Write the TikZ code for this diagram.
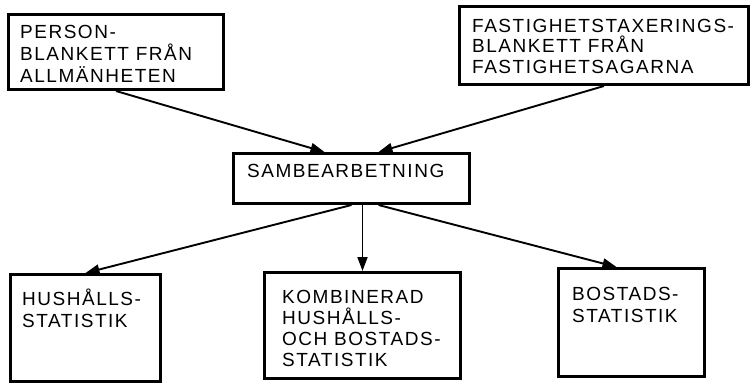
\documentclass[tikz,border=0pt]{standalone}
\usepackage{fontspec}
\setmainfont{Liberation Sans}[LetterSpace=8]
\usetikzlibrary{arrows.meta}
\newcommand\boxlines[1]{\vtop{\halign{##\hfil\cr#1\crcr}}}
\tikzset{
  box/.style={draw, line width=3pt, inner sep=0pt, anchor=north west},
  lbl/.style={anchor=base west, inner sep=0pt, font=\fontsize{19}{22}\selectfont},
  conn/.style={line width=1.9pt, -{Triangle[length=14pt,width=10pt]}},
}
\begin{document}
\begin{tikzpicture}[x=1pt, y=-1pt]
\useasboundingbox (0,0) rectangle (750,383);
% boxes
\node[box, minimum width=215pt, minimum height=75pt]  (pers) at (7,13)  {};
\node[box, minimum width=289pt, minimum height=78pt]  (fast) at (458,5) {};
\node[box, minimum width=236pt, minimum height=50pt]  (sam)  at (232,152) {};
\node[box, minimum width=150pt, minimum height=107pt] (hus)  at (9,273) {};
\node[box, minimum width=196pt, minimum height=106pt] (komb) at (263,271) {};
\node[box, minimum width=146pt, minimum height=108pt] (bost) at (557,267) {};
% texts
\node[lbl] (tpers) at (20,38) {\boxlines{PERSON-\cr BLANKETT FRÅN\cr ALLMÄNHETEN}};
\node[lbl, font=\fontsize{19}{20.5}\selectfont] (tfast) at (472,32) {\boxlines{FASTIGHETSTAXERINGS-\cr BLANKETT FRÅN\cr FASTIGHETSAGARNA}};
\node[lbl] (tsam) at (247,177) {SAMBEARBETNING};
\node[lbl] (thus) at (22,305) {\boxlines{HUSHÅLLS-\cr STATISTIK}};
\node[lbl, font=\fontsize{19}{21.3}\selectfont] (tkomb) at (282,303) {\boxlines{KOMBINERAD\cr HUSHÅLLS-\cr OCH BOSTADS-\cr STATISTIK}};
\node[lbl] (tbost) at (572,300) {\boxlines{BOSTADS-\cr STATISTIK}};
% connectors
\draw[conn] (pers.south) -- ([xshift=-27pt]sam.north);
\draw[conn] (fast.south) -- ([xshift=27pt]sam.north);
\draw[conn] (sam.south) -- (hus.north);
\draw[conn] (komb.north |- sam.south) -- (komb.north);
\draw[conn] ([xshift=27pt]sam.south) -- ([xshift=-15pt]bost.north);
\end{tikzpicture}
\end{document}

## Task details
Copy every line above word for word and exclude the pictures.

## Full response
Write the TikZ code for this diagram.
\documentclass[tikz,border=0pt]{standalone}
\usepackage{fontspec}
\setmainfont{Liberation Sans}[LetterSpace=8]
\usetikzlibrary{arrows.meta}
\newcommand\boxlines[1]{\vtop{\halign{##\hfil\cr#1\crcr}}}
\tikzset{
  box/.style={draw, line width=3pt, inner sep=0pt, anchor=north west},
  lbl/.style={anchor=base west, inner sep=0pt, font=\fontsize{19}{22}\selectfont},
  conn/.style={line width=1.9pt, -{Triangle[length=14pt,width=10pt]}},
}
\begin{document}
\begin{tikzpicture}[x=1pt, y=-1pt]
\useasboundingbox (0,0) rectangle (750,383);
% boxes
\node[box, minimum width=215pt, minimum height=75pt]  (pers) at (7,13)  {};
\node[box, minimum width=289pt, minimum height=78pt]  (fast) at (458,5) {};
\node[box, minimum width=236pt, minimum height=50pt]  (sam)  at (232,152) {};
\node[box, minimum width=150pt, minimum height=107pt] (hus)  at (9,273) {};
\node[box, minimum width=196pt, minimum height=106pt] (komb) at (263,271) {};
\node[box, minimum width=146pt, minimum height=108pt] (bost) at (557,267) {};
% texts
\node[lbl] (tpers) at (20,38) {\boxlines{PERSON-\cr BLANKETT FRÅN\cr ALLMÄNHETEN}};
\node[lbl, font=\fontsize{19}{20.5}\selectfont] (tfast) at (472,32) {\boxlines{FASTIGHETSTAXERINGS-\cr BLANKETT FRÅN\cr FASTIGHETSAGARNA}};
\node[lbl] (tsam) at (247,177) {SAMBEARBETNING};
\node[lbl] (thus) at (22,305) {\boxlines{HUSHÅLLS-\cr STATISTIK}};
\node[lbl, font=\fontsize{19}{21.3}\selectfont] (tkomb) at (282,303) {\boxlines{KOMBINERAD\cr HUSHÅLLS-\cr OCH BOSTADS-\cr STATISTIK}};
\node[lbl] (tbost) at (572,300) {\boxlines{BOSTADS-\cr STATISTIK}};
% connectors
\draw[conn] (pers.south) -- ([xshift=-27pt]sam.north);
\draw[conn] (fast.south) -- ([xshift=27pt]sam.north);
\draw[conn] (sam.south) -- (hus.north);
\draw[conn] (komb.north |- sam.south) -- (komb.north);
\draw[conn] ([xshift=27pt]sam.south) -- ([xshift=-15pt]bost.north);
\end{tikzpicture}
\end{document}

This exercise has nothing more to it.